→ Task directions
Your task is to reproduce, verbatim and without pictures, the lines from the opening of the listing through the line containing "lam_min = 0.715".

→ Dataset entries
##############################

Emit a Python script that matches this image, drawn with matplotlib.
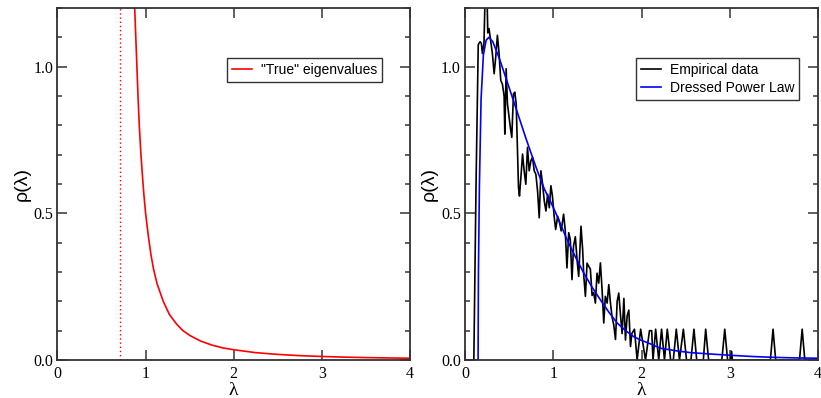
import matplotlib
matplotlib.use("Agg")
import matplotlib.pyplot as plt
from matplotlib.ticker import MultipleLocator

# "True" eigenvalue density (left panel)
lam_true = [0.875, 0.885, 0.90, 0.915, 0.93, 0.945, 0.96, 0.98, 1.0, 1.03, 1.06, 1.09, 1.13,
            1.2, 1.27, 1.35, 1.42, 1.5, 1.62, 1.75, 1.88, 2.0, 2.25, 2.5, 2.75, 3.0,
            3.25, 3.5, 3.75, 4.0]
rho_true = [1.21, 1.13, 1.01, 0.89, 0.79, 0.71, 0.645, 0.565, 0.50, 0.425, 0.36, 0.31, 0.26,
            0.20, 0.155, 0.123, 0.101, 0.084, 0.065, 0.051, 0.041, 0.035, 0.025, 0.019,
            0.0148, 0.012, 0.0098, 0.0082, 0.007, 0.006]
lam_min = 0.715

# empirical eigenvalue histogram (right panel)
lam_emp = [0.0, 0.10, 0.125, 0.15, 0.17, 0.185, 0.197, 0.215, 0.232, 0.245, 0.258, 0.272,
           0.29, 0.31, 0.33, 0.348, 0.367, 0.386, 0.405, 0.424, 0.443, 0.451, 0.466, 0.481,
           0.50, 0.515, 0.53, 0.549, 0.564, 0.58, 0.595, 0.606, 0.617, 0.633, 0.652, 0.67,
           0.689, 0.708, 0.727, 0.746, 0.765, 0.784, 0.803, 0.822, 0.841, 0.86, 0.879, 0.898,
           0.917, 0.936, 0.955, 0.973, 0.99, 1.01, 1.027, 1.05, 1.07, 1.09, 1.117, 1.135,
           1.155, 1.175, 1.193, 1.212, 1.23, 1.25, 1.27, 1.288, 1.314, 1.333, 1.345, 1.364,
           1.383, 1.40, 1.42, 1.44, 1.458, 1.477, 1.496, 1.515, 1.534, 1.553, 1.572, 1.59,
           1.61, 1.629, 1.648, 1.667, 1.685, 1.705, 1.724, 1.742, 1.76, 1.78, 1.80, 1.818,
           1.837, 1.856, 1.875, 1.89, 1.92, 1.95, 1.99, 2.045, 2.09, 2.115, 2.13, 2.16, 2.195,
           2.227, 2.26, 2.292, 2.33, 2.36, 2.394, 2.43, 2.474, 2.51, 2.56, 2.594, 2.625, 2.70,
           2.727, 2.76, 2.91, 2.943, 2.975, 3.01, 3.02, 3.03, 3.46, 3.49, 3.52, 3.79, 3.82,
           3.85, 4.0]
rho_emp = [0.0, 0.0, 0.6, 1.075, 1.085, 1.08, 1.045, 1.08, 1.3, 1.3, 1.115, 1.13,
           1.09, 1.045, 0.976, 1.033, 1.107, 1.045, 0.953, 0.94, 0.90, 0.77, 0.993, 0.873,
           0.827, 0.79, 0.759, 0.907, 0.913, 0.873, 0.714, 0.588, 0.559, 0.622, 0.702, 0.645,
           0.599, 0.725, 0.645, 0.679, 0.691, 0.645, 0.633, 0.576, 0.485, 0.645, 0.599, 0.542,
           0.508, 0.565, 0.519, 0.594, 0.56, 0.49, 0.445, 0.49, 0.47, 0.44, 0.497, 0.445,
           0.314, 0.434, 0.41, 0.274, 0.39, 0.42, 0.34, 0.285, 0.456, 0.376, 0.29, 0.217,
           0.33, 0.32, 0.31, 0.22, 0.23, 0.194, 0.296, 0.262, 0.331, 0.24, 0.126, 0.217,
           0.194, 0.257, 0.194, 0.145, 0.12, 0.07, 0.20, 0.228, 0.16, 0.09, 0.21, 0.068,
           0.15, 0.17, 0.046, 0.09, 0.105, 0.0, 0.105, 0.0, 0.10, 0.10, 0.0, 0.105, 0.0,
           0.105, 0.0, 0.105, 0.0, 0.0, 0.105, 0.0, 0.105, 0.0, 0.0, 0.105, 0.0, 0.0,
           0.105, 0.0, 0.0, 0.105, 0.0, 0.0, 0.03, 0.0, 0.0, 0.105, 0.0, 0.0, 0.105,
           0.0, 0.0]

# dressed power law fit (right panel)
lam_fit = [0.0, 0.148, 0.152, 0.163, 0.182, 0.208, 0.239, 0.27, 0.315, 0.39, 0.466, 0.58,
           0.693, 0.807, 0.9, 0.966, 1.03, 1.155, 1.25, 1.345, 1.44, 1.534, 1.63, 1.724,
           1.82, 1.91, 1.99, 2.1, 2.216, 2.4, 2.557, 2.8, 3.01, 3.25, 3.5, 3.75, 4.0]
rho_fit = [0.0, 0.0, 0.3, 0.594, 0.89, 1.04, 1.09, 1.10, 1.085, 1.027, 0.959, 0.856,
           0.753, 0.655, 0.582, 0.542, 0.50, 0.411, 0.352, 0.297, 0.248, 0.205, 0.163, 0.126,
           0.10, 0.08, 0.068, 0.055, 0.040, 0.031, 0.025, 0.02, 0.016, 0.012, 0.009, 0.007,
           0.006]

serif = "Liberation Serif"
sans = "Liberation Sans"
tick_col = "#444444"


def style_axes(ax):
    ax.set_xlim(0, 4)
    ax.set_ylim(0, 1.2)
    ax.xaxis.set_major_locator(MultipleLocator(1))
    ax.yaxis.set_major_locator(MultipleLocator(0.5))
    ax.yaxis.set_minor_locator(MultipleLocator(0.1))
    ax.tick_params(which="both", direction="in", top=True, right=True, color=tick_col,
                   width=1.2, labelsize=11.5, pad=3)
    ax.tick_params(which="major", length=7.5)
    ax.tick_params(which="minor", length=3.8)
    ax.tick_params(axis="x", pad=4)
    ax.yaxis.set_major_formatter(plt.FuncFormatter(lambda v, p: "%.1f" % v))
    for lab in ax.get_xticklabels() + ax.get_yticklabels():
        lab.set_family(serif)
    for s in ax.spines.values():
        s.set_color("#333333")
        s.set_linewidth(1.3)
    ax.set_xlabel("λ", family=serif, fontsize=14, labelpad=0.5)
    ax.set_ylabel("ρ(λ)", family=sans, fontsize=14, labelpad=2)


def add_legend(ax, anchor):
    leg = ax.legend(loc="upper right", bbox_to_anchor=anchor, prop={"family": sans, "size": 10},
                    frameon=True, fancybox=False, handlelength=1.45, handletextpad=0.65,
                    borderpad=0.35, borderaxespad=0, labelspacing=0.25)
    leg.get_frame().set_edgecolor("black")
    leg.get_frame().set_linewidth(1.0)
    return leg


fig = plt.figure(figsize=(8.21, 3.98), dpi=100)
ax1 = fig.add_axes([0.070, 0.0955, 0.4294, 0.8844])
ax2 = fig.add_axes([0.5664, 0.0955, 0.4300, 0.8844])

ax1.plot(lam_true, rho_true, color="red", linewidth=1.2, label='"True" eigenvalues')
ax1.axvline(lam_min, color="red", linestyle=(0, (1, 2)), linewidth=1.0)
style_axes(ax1)
add_legend(ax1, (0.921, 0.858))

ax2.plot(lam_emp, rho_emp, color="black", linewidth=1.2, label="Empirical data")
ax2.plot(lam_fit, rho_fit, color="blue", linewidth=1.2, label="Dressed Power Law")
style_axes(ax2)
add_legend(ax2, (0.947, 0.857))

fig.savefig("out.png", dpi=100)
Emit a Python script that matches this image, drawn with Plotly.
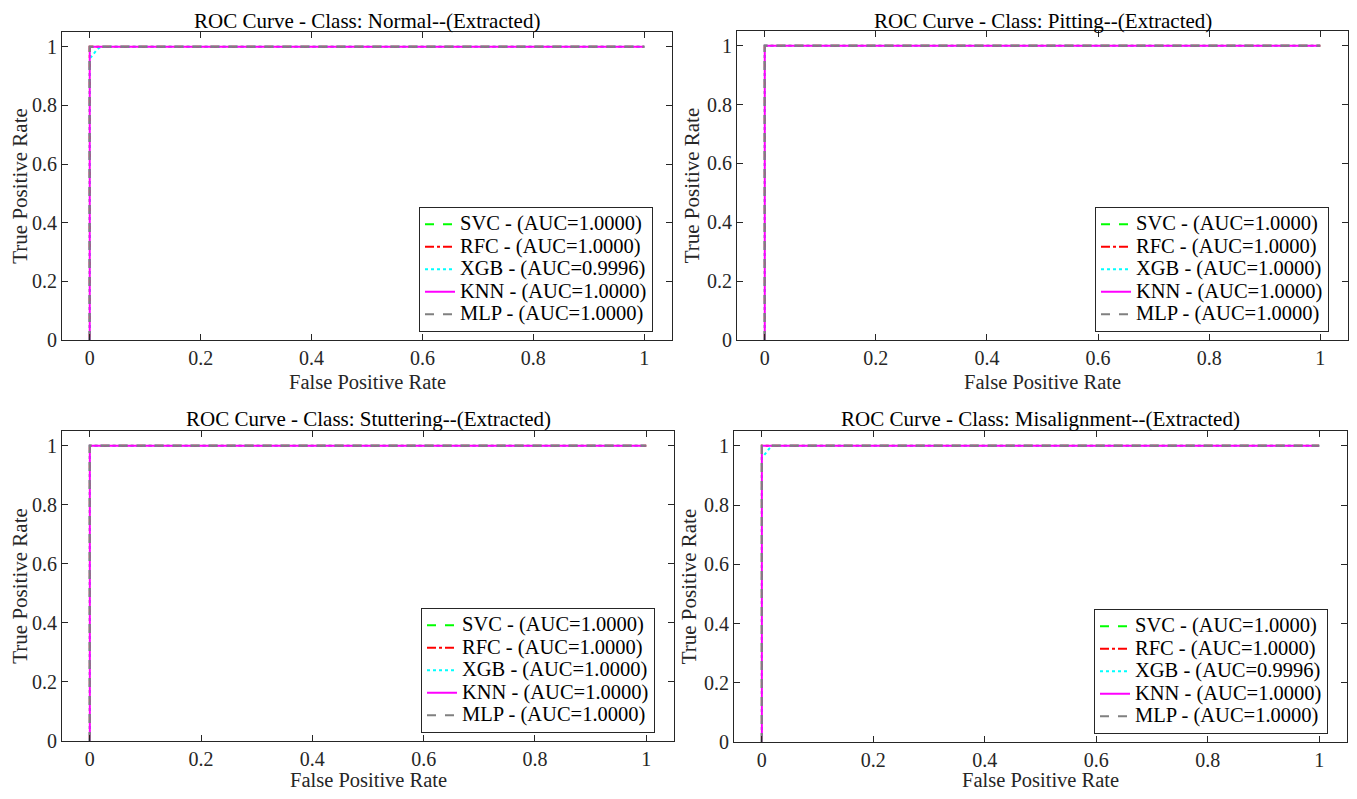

##############################

→ Completed exercise
Emit a Python script that matches this image, drawn with matplotlib.
import matplotlib
matplotlib.use("Agg")
import matplotlib.pyplot as plt
from matplotlib.ticker import MultipleLocator

# "True" eigenvalue density (left panel)
lam_true = [0.875, 0.885, 0.90, 0.915, 0.93, 0.945, 0.96, 0.98, 1.0, 1.03, 1.06, 1.09, 1.13,
            1.2, 1.27, 1.35, 1.42, 1.5, 1.62, 1.75, 1.88, 2.0, 2.25, 2.5, 2.75, 3.0,
            3.25, 3.5, 3.75, 4.0]
rho_true = [1.21, 1.13, 1.01, 0.89, 0.79, 0.71, 0.645, 0.565, 0.50, 0.425, 0.36, 0.31, 0.26,
            0.20, 0.155, 0.123, 0.101, 0.084, 0.065, 0.051, 0.041, 0.035, 0.025, 0.019,
            0.0148, 0.012, 0.0098, 0.0082, 0.007, 0.006]
lam_min = 0.715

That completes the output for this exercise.